Aim of the exercise » Please output every line of the material as it stands, without the pictures.

** Start **

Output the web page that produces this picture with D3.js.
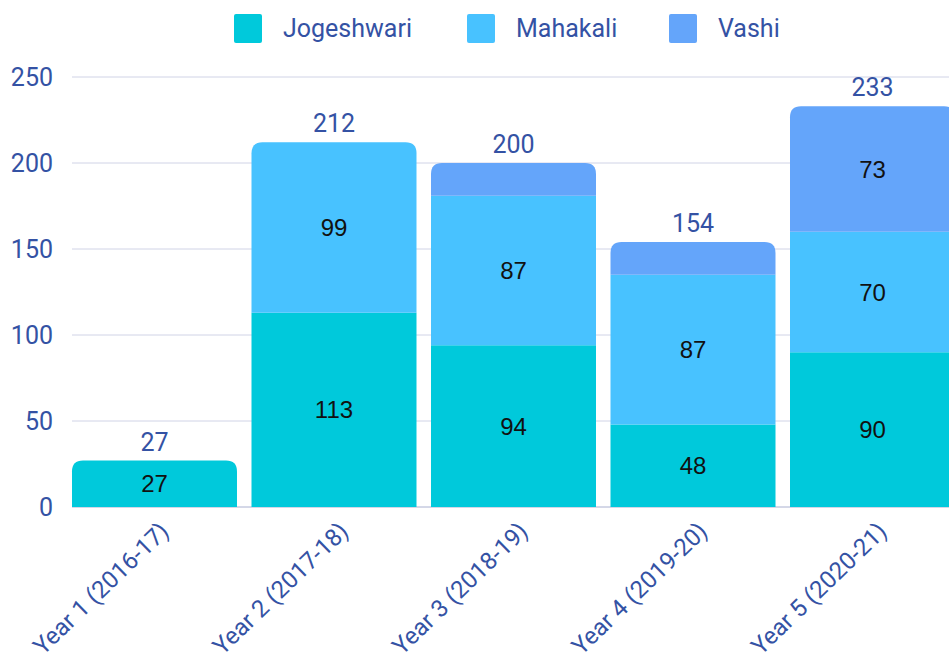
<!DOCTYPE html>
<html>
<head>
<meta charset="utf-8">
<script src="https://cdn.jsdelivr.net/npm/d3@7"></script>
<style>
  body { margin: 0; background: #fff; }
  svg { display: block; }
</style>
</head>
<body>
<svg width="949" height="666"></svg>
<script>
// chart data
var years = [
  "Year 1 (2016-17)",
  "Year 2 (2017-18)",
  "Year 3 (2018-19)",
  "Year 4 (2019-20)",
  "Year 5 (2020-21)",
];
var centres = ["Jogeshwari", "Mahakali", "Vashi"];
var jogeshwari = [27, 113, 94, 48, 90];
var mahakali = [0, 99, 87, 87, 70];
var vashi = [0, 0, 19, 19, 73];
var yTicks = [0, 50, 100, 150, 200, 250];

var colors = ["#00C9DB", "#48C2FF", "#64A5FA"];
var blue = "#3452A4";
var plexFont = "Roboto, 'Noto Sans', sans-serif";

var svg = d3.select("svg");
const margin = { top: 77, left: 72, bottom: 159 };
const height = 666;

// build rows for the stack
var rows = years.map(function (y, i) {
  return {
    year: y,
    Jogeshwari: jogeshwari[i],
    Mahakali: mahakali[i],
    Vashi: vashi[i],
  };
});
var stacked = d3.stack().keys(centres)(rows);

var xScale = d3
  .scaleBand()
  .domain(years)
  .range([64.75, 962.25])
  .paddingInner(0.0808)
  .paddingOuter(0.0404);

var yScale = d3
  .scaleLinear()
  .domain([0, 250])
  .range([height - margin.bottom, margin.top]);

//Gridlines
svg
  .append("g")
  .selectAll("line")
  .data(yTicks)
  .join("line")
  .attr("x1", margin.left)
  .attr("x2", 949)
  .attr("y1", (d) => yScale(d))
  .attr("y2", (d) => yScale(d))
  .attr("stroke", (d) => (d === 0 ? "#A9B0D0" : "#D0D3E6"))
  .attr("stroke-width", 1);

//Y tick labels
svg
  .append("g")
  .selectAll("text")
  .data(yTicks)
  .join("text")
  .attr("x", 53)
  .attr("y", (d) => yScale(d))
  .attr("dy", "0.35em")
  .attr("text-anchor", "end")
  .style("font-family", plexFont)
  .style("font-size", "25px")
  .style("fill", blue)
  .text((d) => d);

// path for a bar segment, rounding only the top corners
function segPath(x, w, y0, y1, r) {
  if (r <= 0) return `M${x},${y1}V${y0}H${x + w}V${y1}Z`;
  return (
    `M${x},${y1}V${y0 + r}Q${x},${y0} ${x + r},${y0}` +
    `H${x + w - r}Q${x + w},${y0} ${x + w},${y0 + r}V${y1}Z`
  );
}

// index of the top non-empty layer for each year
var topLayer = years.map(function (y, i) {
  var top = 0;
  stacked.forEach(function (layer, k) {
    if (layer[i][1] - layer[i][0] > 0) top = k;
  });
  return top;
});

stacked.forEach(function (layer, k) {
  var g = svg.append("g").attr("class", "layer-" + k);
  var segs = layer
    .map((d, i) => ({ d: d, i: i }))
    .filter((s) => s.d[1] - s.d[0] > 0);

  g.selectAll("path")
    .data(segs)
    .join("path")
    .attr("d", function (s) {
      var x = xScale(years[s.i]);
      return segPath(
        x,
        xScale.bandwidth(),
        yScale(s.d[1]),
        yScale(s.d[0]),
        topLayer[s.i] === k ? 11 : 0
      );
    })
    .attr("fill", colors[k]);

  // labels inside the segments (small ones are hidden)
  g.selectAll("text")
    .data(segs.filter((s) => s.d[1] - s.d[0] >= 25))
    .join("text")
    .attr("x", (s) => xScale(years[s.i]) + xScale.bandwidth() / 2)
    .attr("y", (s) => yScale((s.d[0] + s.d[1]) / 2))
    .attr("dy", "0.36em")
    .attr("text-anchor", "middle")
    .style("font-family", "'Liberation Sans', Arial, sans-serif")
    .style("font-size", "24px")
    .style("fill", "#111")
    .text((s) => s.d[1] - s.d[0]);
});

//Totals above bars
var totals = years.map((y, i) => jogeshwari[i] + mahakali[i] + vashi[i]);
svg
  .append("g")
  .selectAll("text")
  .data(totals)
  .join("text")
  .attr("x", (d, i) => xScale(years[i]) + xScale.bandwidth() / 2)
  .attr("y", (d) => yScale(d) - 10)
  .attr("text-anchor", "middle")
  .style("font-family", plexFont)
  .style("font-size", "25px")
  .style("fill", blue)
  .text((d) => d);

//X labels, rotated
svg
  .append("g")
  .selectAll("text")
  .data(years)
  .join("text")
  .attr("transform", function (d) {
    var cx = xScale(d) + xScale.bandwidth() / 2 + 10;
    return `translate(${cx},${yScale(0) + 20}) rotate(-44)`;
  })
  .attr("text-anchor", "end")
  .attr("dy", "0.35em")
  .style("font-family", plexFont)
  .style("font-size", "24px")
  .style("fill", blue)
  .text((d) => d);

//Legend
var legendX = [234, 467, 669];
var legend = svg.append("g").attr("class", "legend");
legend
  .selectAll("rect")
  .data(centres)
  .join("rect")
  .attr("x", (d, i) => legendX[i])
  .attr("y", 14)
  .attr("width", 28)
  .attr("height", 29)
  .attr("rx", 2)
  .attr("fill", (d, i) => colors[i]);
legend
  .selectAll("text")
  .data(centres)
  .join("text")
  .attr("x", (d, i) => legendX[i] + 49)
  .attr("y", 28.5)
  .attr("dy", "0.35em")
  .style("font-family", plexFont)
  .style("font-size", "25px")
  .style("fill", blue)
  .text((d) => d);
</script>
</body>
</html>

** End **

Reply »
Output the web page that produces this picture with D3.js.
<!DOCTYPE html>
<html>
<head>
<meta charset="utf-8">
<script src="https://cdn.jsdelivr.net/npm/d3@7"></script>
<style>
  body { margin: 0; background: #fff; }
  svg { display: block; }
</style>
</head>
<body>
<svg width="949" height="666"></svg>
<script>
// chart data
var years = [
  "Year 1 (2016-17)",
  "Year 2 (2017-18)",
  "Year 3 (2018-19)",
  "Year 4 (2019-20)",
  "Year 5 (2020-21)",
];
var centres = ["Jogeshwari", "Mahakali", "Vashi"];
var jogeshwari = [27, 113, 94, 48, 90];
var mahakali = [0, 99, 87, 87, 70];
var vashi = [0, 0, 19, 19, 73];
var yTicks = [0, 50, 100, 150, 200, 250];

var colors = ["#00C9DB", "#48C2FF", "#64A5FA"];
var blue = "#3452A4";
var plexFont = "Roboto, 'Noto Sans', sans-serif";

var svg = d3.select("svg");
const margin = { top: 77, left: 72, bottom: 159 };
const height = 666;

// build rows for the stack
var rows = years.map(function (y, i) {
  return {
    year: y,
    Jogeshwari: jogeshwari[i],
    Mahakali: mahakali[i],
    Vashi: vashi[i],
  };
});
var stacked = d3.stack().keys(centres)(rows);

var xScale = d3
  .scaleBand()
  .domain(years)
  .range([64.75, 962.25])
  .paddingInner(0.0808)
  .paddingOuter(0.0404);

var yScale = d3
  .scaleLinear()
  .domain([0, 250])
  .range([height - margin.bottom, margin.top]);

//Gridlines
svg
  .append("g")
  .selectAll("line")
  .data(yTicks)
  .join("line")
  .attr("x1", margin.left)
  .attr("x2", 949)
  .attr("y1", (d) => yScale(d))
  .attr("y2", (d) => yScale(d))
  .attr("stroke", (d) => (d === 0 ? "#A9B0D0" : "#D0D3E6"))
  .attr("stroke-width", 1);

//Y tick labels
svg
  .append("g")
  .selectAll("text")
  .data(yTicks)
  .join("text")
  .attr("x", 53)
  .attr("y", (d) => yScale(d))
  .attr("dy", "0.35em")
  .attr("text-anchor", "end")
  .style("font-family", plexFont)
  .style("font-size", "25px")
  .style("fill", blue)
  .text((d) => d);

// path for a bar segment, rounding only the top corners
function segPath(x, w, y0, y1, r) {
  if (r <= 0) return `M${x},${y1}V${y0}H${x + w}V${y1}Z`;
  return (
    `M${x},${y1}V${y0 + r}Q${x},${y0} ${x + r},${y0}` +
    `H${x + w - r}Q${x + w},${y0} ${x + w},${y0 + r}V${y1}Z`
  );
}

// index of the top non-empty layer for each year
var topLayer = years.map(function (y, i) {
  var top = 0;
  stacked.forEach(function (layer, k) {
    if (layer[i][1] - layer[i][0] > 0) top = k;
  });
  return top;
});

stacked.forEach(function (layer, k) {
  var g = svg.append("g").attr("class", "layer-" + k);
  var segs = layer
    .map((d, i) => ({ d: d, i: i }))
    .filter((s) => s.d[1] - s.d[0] > 0);

  g.selectAll("path")
    .data(segs)
    .join("path")
    .attr("d", function (s) {
      var x = xScale(years[s.i]);
      return segPath(
        x,
        xScale.bandwidth(),
        yScale(s.d[1]),
        yScale(s.d[0]),
        topLayer[s.i] === k ? 11 : 0
      );
    })
    .attr("fill", colors[k]);

  // labels inside the segments (small ones are hidden)
  g.selectAll("text")
    .data(segs.filter((s) => s.d[1] - s.d[0] >= 25))
    .join("text")
    .attr("x", (s) => xScale(years[s.i]) + xScale.bandwidth() / 2)
    .attr("y", (s) => yScale((s.d[0] + s.d[1]) / 2))
    .attr("dy", "0.36em")
    .attr("text-anchor", "middle")
    .style("font-family", "'Liberation Sans', Arial, sans-serif")
    .style("font-size", "24px")
    .style("fill", "#111")
    .text((s) => s.d[1] - s.d[0]);
});

//Totals above bars
var totals = years.map((y, i) => jogeshwari[i] + mahakali[i] + vashi[i]);
svg
  .append("g")
  .selectAll("text")
  .data(totals)
  .join("text")
  .attr("x", (d, i) => xScale(years[i]) + xScale.bandwidth() / 2)
  .attr("y", (d) => yScale(d) - 10)
  .attr("text-anchor", "middle")
  .style("font-family", plexFont)
  .style("font-size", "25px")
  .style("fill", blue)
  .text((d) => d);

//X labels, rotated
svg
  .append("g")
  .selectAll("text")
  .data(years)
  .join("text")
  .attr("transform", function (d) {
    var cx = xScale(d) + xScale.bandwidth() / 2 + 10;
    return `translate(${cx},${yScale(0) + 20}) rotate(-44)`;
  })
  .attr("text-anchor", "end")
  .attr("dy", "0.35em")
  .style("font-family", plexFont)
  .style("font-size", "24px")
  .style("fill", blue)
  .text((d) => d);

//Legend
var legendX = [234, 467, 669];
var legend = svg.append("g").attr("class", "legend");
legend
  .selectAll("rect")
  .data(centres)
  .join("rect")
  .attr("x", (d, i) => legendX[i])
  .attr("y", 14)
  .attr("width", 28)
  .attr("height", 29)
  .attr("rx", 2)
  .attr("fill", (d, i) => colors[i]);
legend
  .selectAll("text")
  .data(centres)
  .join("text")
  .attr("x", (d, i) => legendX[i] + 49)
  .attr("y", 28.5)
  .attr("dy", "0.35em")
  .style("font-family", plexFont)
  .style("font-size", "25px")
  .style("fill", blue)
  .text((d) => d);
</script>
</body>
</html>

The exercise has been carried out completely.